The recipe that follows is another great vehicle for yoghurt - something I have had a great deal of recently, thanks to the people at Total, who supplied me with a fridge-filling amount with which to experiment. My previous posts on the subject can be found here and here and there's more still to come!

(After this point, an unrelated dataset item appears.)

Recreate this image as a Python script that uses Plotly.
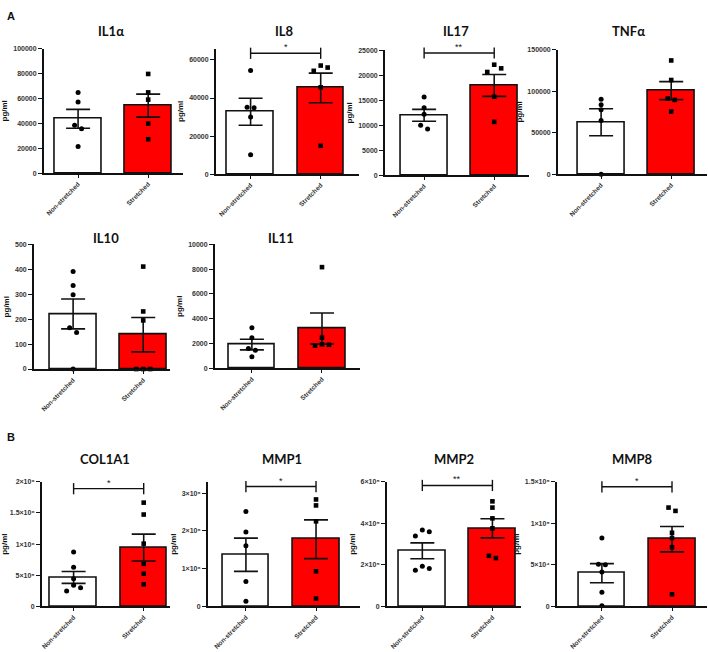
import plotly.graph_objects as go

W, H = 708, 652

titles = ['IL1α', 'IL8', 'IL17', 'TNFα', 'IL10', 'IL11', 'COL1A1', 'MMP1', 'MMP2', 'MMP8']
groups = ['Non-stretched', 'Stretched']

# bar heights (mean) and SEM
mean_non = [43600, 32800, 12000, 62500, 221, 1900, 465000, 1370000, 268000, 40000]
sem_non = [7600, 7100, 1200, 16200, 60, 430, 95000, 440000, 38000, 11500]
mean_str = [54200, 45300, 18000, 100500, 138, 3200, 945000, 1780000, 376000, 81000]
sem_str = [9200, 7800, 2200, 10800, 69, 1250, 215000, 513000, 46000, 15300]

# single donors
il1a_non = [64800, 57100, 38400, 35700, 21400]
il1a_str = [79600, 64800, 59000, 39700, 27200]
il8_non = [54450, 35200, 34860, 30000, 10230]
il8_str = [57050, 56000, 54280, 45600, 14900]
il17_non = [15650, 13530, 12200, 10010, 9280]
il17_str = [22150, 21420, 20690, 15720, 10680]
tnfa_non = [90160, 83380, 77400, 64630, 0]
tnfa_str = [136840, 113300, 90960, 89360, 75400]
il10_non = [391, 335, 298, 166, 147, 0]
il10_str = [411, 231, 195, 0, 0, 0]
il11_non = [3256, 2456, 1576, 1440, 904]
il11_str = [8160, 2456, 1920, 1880, 1816]
col1a1_non = [875000, 631000, 446000, 340000, 302000, 249000]
col1a1_str = [1666000, 1475000, 1008000, 684000, 525000, 355000]
mmp1_non = [2517000, 1974000, 1605000, 658000, 140000]
mmp1_str = [2833000, 2675000, 2254000, 930000, 210000]
mmp2_non = [368000, 360000, 339500, 193600, 182500, 174600]
mmp2_str = [506000, 476000, 424000, 376000, 244000, 233000]
mmp8_non = [82400, 50900, 50100, 41400, 17100, 800]
mmp8_str = [119000, 115000, 88700, 82400, 71200, 14700]

pts_non = [il1a_non, il8_non, il17_non, tnfa_non, il10_non, il11_non,
           col1a1_non, mmp1_non, mmp2_non, mmp8_non]
pts_str = [il1a_str, il8_str, il17_str, tnfa_str, il10_str, il11_str,
           col1a1_str, mmp1_str, mmp2_str, mmp8_str]

# significance brackets
bracket_y = [None, 63500, 24500, None, None, None, 1890000, 3175000, 582500, 144000]
stars = ['', '*', '**', '', '', '', '*', '*', '**', '*']

# y axes
y_top = [100000, 66000, 25000, 150000, 500, 10000, 2e6, 3.3e6, 6e5, 1.5e5]
y_ticks = [
    [0, 20000, 40000, 60000, 80000, 100000],
    [0, 20000, 40000, 60000],
    [0, 5000, 10000, 15000, 20000, 25000],
    [0, 50000, 100000, 150000],
    [0, 100, 200, 300, 400, 500],
    [0, 2000, 4000, 6000, 8000, 10000],
    [0, 5e5, 1e6, 1.5e6, 2e6],
    [0, 1e6, 2e6, 3e6],
    [0, 2e5, 4e5, 6e5],
    [0, 5e4, 1e5, 1.5e5],
]
y_ticktext = [
    None, None, None, None, None, None,
    ['0', '5×10⁵', '1×10⁶', '1.5×10⁶', '2×10⁶'],
    ['0', '1×10⁶', '2×10⁶', '3×10⁶'],
    ['0', '2×10⁵', '4×10⁵', '6×10⁵'],
    ['0', '5×10⁴', '1×10⁵', '1.5×10⁵'],
]

# pixel boxes: y-axis line x, first bar centre, x end, top y, zero y
boxes = [
    (40, 74.5, 180, 45, 171),
    (213, 248, 357, 45, 172),
    (383, 422.5, 528, 47, 173),
    (557, 600.5, 707, 46, 172),
    (30, 69.5, 167, 243, 369),
    (212, 249.3, 358, 243, 368),
    (38, 70, 167, 483, 609),
    (205, 243.3, 358, 483, 609),
    (385, 420.7, 520, 483, 609),
    (556, 601.3, 707, 483, 609),
]
title_px = [108, 282, 455, 628, 103, 279, 102, 280, 453, 632]
title_py = [27, 27, 27, 27, 237, 237, 460, 460, 460, 460]
UNIT = 70.5  # px between the two bar centres

RED = '#ff0000'
INK = '#111111'
TICKFONT = dict(family='Liberation Sans, Arial', size=7, color='#333333', weight=700)
XTICKFONT = dict(family='Liberation Sans, Arial', size=6.5, color='#333333', weight=700)


def spread(vals, ymax, px_h, gap_px=7.0, min_px=5.0):
    # put points that would overlap side by side, like a column scatter
    order = sorted(range(len(vals)), key=lambda i: -vals[i])
    clusters = []
    for i in order:
        if clusters and (vals[clusters[-1][-1]] - vals[i]) / ymax * px_h < min_px:
            clusters[-1].append(i)
        else:
            clusters.append([i])
    offs = [0.0] * len(vals)
    for c in clusters:
        n = len(c)
        if n % 2:
            slots = [0]
            for k in range(1, n // 2 + 1):
                slots += [k, -k]
        else:
            slots = []
            for k in range(n // 2):
                slots += [-(k + 0.5), k + 0.5]
        for s, i in zip(slots, c):
            offs[i] = s * gap_px / UNIT
    return offs


fig = go.Figure()
annotations = []

for p in range(len(titles)):
    x0, c0, x1, ytp, yzp = boxes[p]
    xa = 'x' if p == 0 else f'x{p + 1}'
    ya = 'y' if p == 0 else f'y{p + 1}'
    px_h = yzp - ytp

    fig.add_trace(go.Bar(
        x=[0, 1], y=[mean_non[p], mean_str[p]],
        width=0.667,
        marker=dict(color=['white', RED], line=dict(color=INK, width=1.6)),
        error_y=dict(type='data', array=[sem_non[p], sem_str[p]],
                     color=INK, thickness=1.6, width=12),
        xaxis=xa, yaxis=ya, showlegend=False, hoverinfo='skip'))

    off_n = spread(pts_non[p], y_top[p], px_h)
    fig.add_trace(go.Scatter(
        x=[0 + o for o in off_n], y=pts_non[p], mode='markers',
        marker=dict(symbol='circle', size=5, color='black'),
        xaxis=xa, yaxis=ya, showlegend=False, cliponaxis=False))
    off_s = spread(pts_str[p], y_top[p], px_h)
    fig.add_trace(go.Scatter(
        x=[1 + o for o in off_s], y=pts_str[p], mode='markers',
        marker=dict(symbol='square', size=4.6, color='black'),
        xaxis=xa, yaxis=ya, showlegend=False, cliponaxis=False))

    if bracket_y[p] is not None:
        fig.add_trace(go.Scatter(
            x=[0, 1], y=[bracket_y[p], bracket_y[p]], mode='lines+markers',
            line=dict(color=INK, width=1.4),
            marker=dict(symbol='line-ns-open', size=8, line=dict(color=INK, width=1.4)),
            xaxis=xa, yaxis=ya, showlegend=False, cliponaxis=False))
        annotations.append(dict(
            x=0.5, y=bracket_y[p], xref=xa, yref=ya, text=stars[p],
            showarrow=False, xanchor='center', yanchor='bottom', yshift=-1,
            font=dict(family='Liberation Sans, Arial', size=9, color=INK)))

    xr = [(x0 - c0) / UNIT, (x1 - c0) / UNIT]
    xkey = 'xaxis' if p == 0 else f'xaxis{p + 1}'
    ykey = 'yaxis' if p == 0 else f'yaxis{p + 1}'
    fig.layout[xkey] = dict(
        domain=[x0 / W, x1 / W], range=xr, anchor=ya,
        tickvals=[0, 1], ticktext=groups, tickangle=-45,
        showline=True, linecolor=INK, linewidth=1.5,
        ticks='outside', ticklen=3, tickwidth=1.3, tickcolor=INK,
        showgrid=False, zeroline=False, tickfont=XTICKFONT, fixedrange=True)
    yax = dict(
        domain=[1 - yzp / H, 1 - ytp / H], range=[0, y_top[p]], anchor=xa,
        tickvals=y_ticks[p], tickformat='d',
        showline=True, linecolor=INK, linewidth=1.5,
        ticks='outside', ticklen=4, tickwidth=1.3, tickcolor=INK,
        showgrid=False, zeroline=False, tickfont=TICKFONT, fixedrange=True,
        title=dict(text='pg/ml', font=dict(family='Liberation Sans, Arial', size=8,
                                             color=INK, weight=700), standoff=4))
    if y_ticktext[p] is not None:
        yax['ticktext'] = y_ticktext[p]
    fig.layout[ykey] = yax

    annotations.append(dict(
        x=title_px[p] / W, y=1 - title_py[p] / H, xref='paper', yref='paper',
        text=f'<b>{titles[p]}</b>', showarrow=False, xanchor='center', yanchor='middle',
        font=dict(family='Lato, Open Sans', size=13, color=INK)))

for letter, py in [('A', 12), ('B', 438)]:
    annotations.append(dict(
        x=7 / W, y=1 - py / H, xref='paper', yref='paper', text=f'<b>{letter}</b>',
        showarrow=False, xanchor='center', yanchor='middle',
        font=dict(family='Liberation Sans, Arial', size=11, color=INK)))

fig.update_layout(
    width=W, height=H, autosize=False,
    margin=dict(l=0, r=0, t=0, b=0),
    paper_bgcolor='white', plot_bgcolor='white',
    bargap=0, annotations=annotations)

fig.write_html('out.html', config={'displayModeBar': False},
               post_script="document.body.style.margin='0';document.body.style.overflow='hidden';")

This also happens to be one of my favourite fruit-based cakes. It's moist and sweet and utterly gorgeous while still warm from the oven. It keeps pretty well too, mind, and makes a great pudding with a bit of ice cream on the side.
Rhubarb Cornmeal Cake
(adapted from How to be a Domestic Goddess by Nigella Lawson)
500g/1 lb 2 oz rhubarb
300g/10 1/2 oz caster sugar
150g/5 1/2 oz plain flour
1 tsp bicarbonate of soda
1/4 tsp salt
1 tsp ground cinnamon
155g/5 1/2 oz fine cornmeal (polenta)
2 large eggs
1 tsp vanilla extract
125g/4 1/2 oz unsalted butter, soft
250g/9 oz natural yoghurt, prefarably bio (my greek yoghurt worked just fine)

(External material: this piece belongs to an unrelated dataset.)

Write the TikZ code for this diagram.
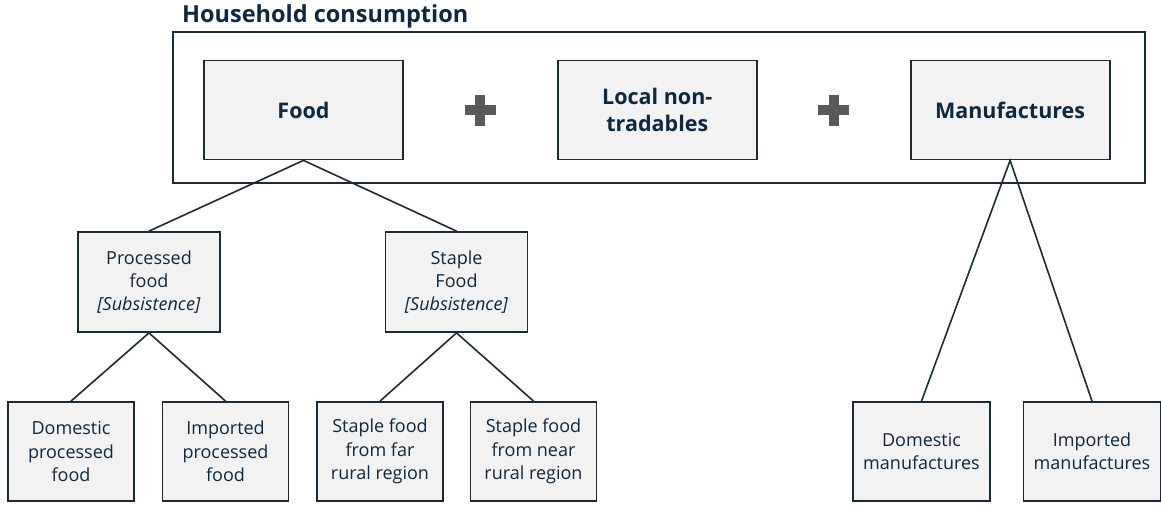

23cm springform or loose-bottomed tin, greased and lined
1) Preheat the oven to 180c/gas mark 4
2) Wash and dry the rhubarb if necessary, and then trim and cut into 1/2cm slices. Put in a glass or china bowl and cover with 100g of the sugar. Leave to sit for up to half an hour.

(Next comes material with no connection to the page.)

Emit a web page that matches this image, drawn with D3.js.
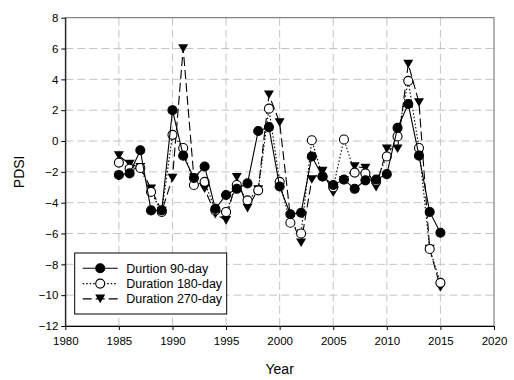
<!DOCTYPE html>
<html>
<head>
<meta charset="utf-8">
<script src="https://cdn.jsdelivr.net/npm/d3@7"></script>
<style>
  body { margin: 0; background: #fff; }
  svg { display: block; font-family: "Liberation Sans", Arial, sans-serif; }
</style>
</head>
<body>
<div id="chart"></div>
<script>
const years = d3.range(1985, 2016);
const pdsi90 = [-2.2, -2.1, -0.6, -4.5, -4.5, 2.0, -0.95, -2.4, -1.65, -4.4, -3.5, -3.1, -2.75, 0.65, 0.9, -2.95,
  -4.75, -4.65, -1.0, -2.3, -2.85, -2.5, -3.1, -2.55, -2.5, -2.15, 0.85, 2.4, -0.95, -4.6, -5.95];
const pdsi180 = [-1.4, -1.8, -1.75, -3.3, -4.6, 0.4, -0.45, -2.85, -2.65, -4.5, -4.6, -2.85, -3.85, -3.2, 2.1, -2.65,
  -5.3, -6.0, 0.05, -2.3, -3.0, 0.1, -2.05, -2.1, -2.6, -1.0, 0.3, 3.9, -0.45, -7.0, -9.2];
const pdsi270 = [-0.95, -1.5, -1.7, -3.1, -4.55, -2.4, 6.0, -2.4, -3.1, -4.75, -5.15, -2.35, -4.35, -3.15, 3.0, 1.2,
  -4.9, -6.6, -2.5, -1.95, -3.35, -2.55, -1.65, -1.75, -3.0, -0.5, -0.5, 5.0, 2.5, -7.0, -9.5];
const xTicks = d3.range(1980, 2021, 5);
const yTicks = d3.range(-12, 9, 2);
const seriesNames = ["Durtion 90-day", "Duration 180-day", "Duration 270-day"];

const width = 514, height = 380;
const margin = { top: 17.7, right: 20, bottom: 54, left: 65.3 };
const innerW = width - margin.left - margin.right;
const innerH = height - margin.top - margin.bottom;

const svg = d3.select('#chart').append('svg')
  .attr('width', width)
  .attr('height', height);

const g = svg.append('g')
  .attr('transform', `translate(${margin.left},${margin.top})`);

const x = d3.scaleLinear().domain([1980, 2020]).range([0, innerW]);
const y = d3.scaleLinear().domain([-12, 8]).range([innerH, 0]);

// grid
g.append('g').selectAll('line')
  .data(xTicks.slice(1, -1))
  .join('line')
  .attr('x1', d => x(d)).attr('x2', d => x(d))
  .attr('y1', 0).attr('y2', innerH)
  .attr('stroke', '#c4c4c4').attr('stroke-width', 1)
  .attr('stroke-dasharray', '8,4');

g.append('g').selectAll('line')
  .data(yTicks.slice(1, -1))
  .join('line')
  .attr('x1', 0).attr('x2', innerW)
  .attr('y1', d => y(d)).attr('y2', d => y(d))
  .attr('stroke', '#c4c4c4').attr('stroke-width', 1)
  .attr('stroke-dasharray', '8,4');

// frame
g.append('rect')
  .attr('width', innerW).attr('height', innerH)
  .attr('fill', 'none').attr('stroke', '#666').attr('stroke-width', 1);

// axes
const xAxis = g.append('g')
  .attr('transform', `translate(0,${innerH})`)
  .call(d3.axisBottom(x).tickValues(xTicks).tickFormat(d3.format('d')).tickSize(4).tickSizeOuter(0));
const yAxis = g.append('g')
  .call(d3.axisLeft(y).tickValues(yTicks).tickSize(4).tickSizeOuter(0));

[xAxis, yAxis].forEach(a => {
  a.select('.domain').attr('stroke', '#000');
  a.selectAll('.tick line').attr('stroke', '#000');
  a.selectAll('.tick text')
    .attr('fill', '#000')
    .style('font-size', '11.5px')
    .style('font-family', '"Liberation Sans", Arial, sans-serif');
});
xAxis.selectAll('.tick text').attr('dy', '1.05em');
yAxis.selectAll('.tick text').attr('x', -7);

// axis titles
svg.append('text')
  .attr('x', margin.left + innerW / 2).attr('y', 374)
  .attr('text-anchor', 'middle')
  .style('font-size', '14px')
  .text('Year');

svg.append('text')
  .attr('transform', `translate(24,${margin.top + innerH / 2}) rotate(-90)`)
  .attr('text-anchor', 'middle')
  .style('font-size', '14px')
  .text('PDSI');

const triangle = 'M-5,-4.3L5,-4.3L0,4.3Z';

const series = [
  { name: seriesNames[2], values: pdsi270, dash: '9,4', marker: 'tri', fill: '#000' },
  { name: seriesNames[1], values: pdsi180, dash: '1.5,2', marker: 'circle', fill: '#fff' },
  { name: seriesNames[0], values: pdsi90, dash: null, marker: 'circle', fill: '#000' }
];

const line = d3.line()
  .x((d, i) => x(years[i]))
  .y(d => y(d));

series.forEach(s => {
  const sg = g.append('g');
  sg.append('path')
    .datum(s.values)
    .attr('d', line)
    .attr('fill', 'none')
    .attr('stroke', '#000')
    .attr('stroke-width', 1.1)
    .attr('stroke-dasharray', s.dash);

  if (s.marker === 'tri') {
    sg.selectAll('path.mk')
      .data(s.values)
      .join('path')
      .attr('class', 'mk')
      .attr('d', triangle)
      .attr('transform', (d, i) => `translate(${x(years[i])},${y(d)})`)
      .attr('fill', '#000');
  } else {
    sg.selectAll('circle')
      .data(s.values)
      .join('circle')
      .attr('cx', (d, i) => x(years[i]))
      .attr('cy', d => y(d))
      .attr('r', 4.5)
      .attr('fill', s.fill)
      .attr('stroke', '#000')
      .attr('stroke-width', 1.1);
  }
});

// legend
const legend = svg.append('g').attr('transform', 'translate(74.7,253)');
legend.append('rect')
  .attr('width', 152).attr('height', 61)
  .attr('fill', '#fff').attr('stroke', '#000').attr('stroke-width', 1);

const legendItems = [series[2], series[1], series[0]];
const items = legend.selectAll('.legend-item')
  .data(legendItems)
  .join('g')
  .attr('class', 'legend-item')
  .attr('transform', (d, i) => `translate(0,${15.3 + i * 15.3})`);

items.append('line')
  .attr('x1', 8).attr('x2', 43)
  .attr('stroke', '#000').attr('stroke-width', 1.1)
  .attr('stroke-dasharray', d => d.dash);

items.each(function (d) {
  const it = d3.select(this);
  if (d.marker === 'tri') {
    it.append('path').attr('d', triangle).attr('transform', 'translate(25.5,0)').attr('fill', '#000');
  } else {
    it.append('circle').attr('cx', 25.5).attr('r', 4.5)
      .attr('fill', d.fill).attr('stroke', '#000').attr('stroke-width', 1.1);
  }
});

items.append('text')
  .attr('x', 51.5).attr('dy', '0.36em')
  .style('font-size', '12.5px')
  .text(d => d.name);
</script>
</body>
</html>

3) Mix the flour, bicarb, salt, cinnamon and cornmeal together. With a fork beat together the eggs and vanilla and a small bowl or jug.
4) In a large bowl cream the butter and the rest of the sugar, then gradually add the egg and vanilla mixture, beating while you do. Then add the flour-cornmeal mixture alternately with the yoghurt. Don't overmix.
5) Finally, add the rhubarb and any sugary juices and fold together. Pour into the prepared tin and bake in the oven for about 1 hour or until springy to touch. You may need to cover with foil after about 40 minutes so the top doesn't catch. Leave to cool in the tin for a while before unmoulding.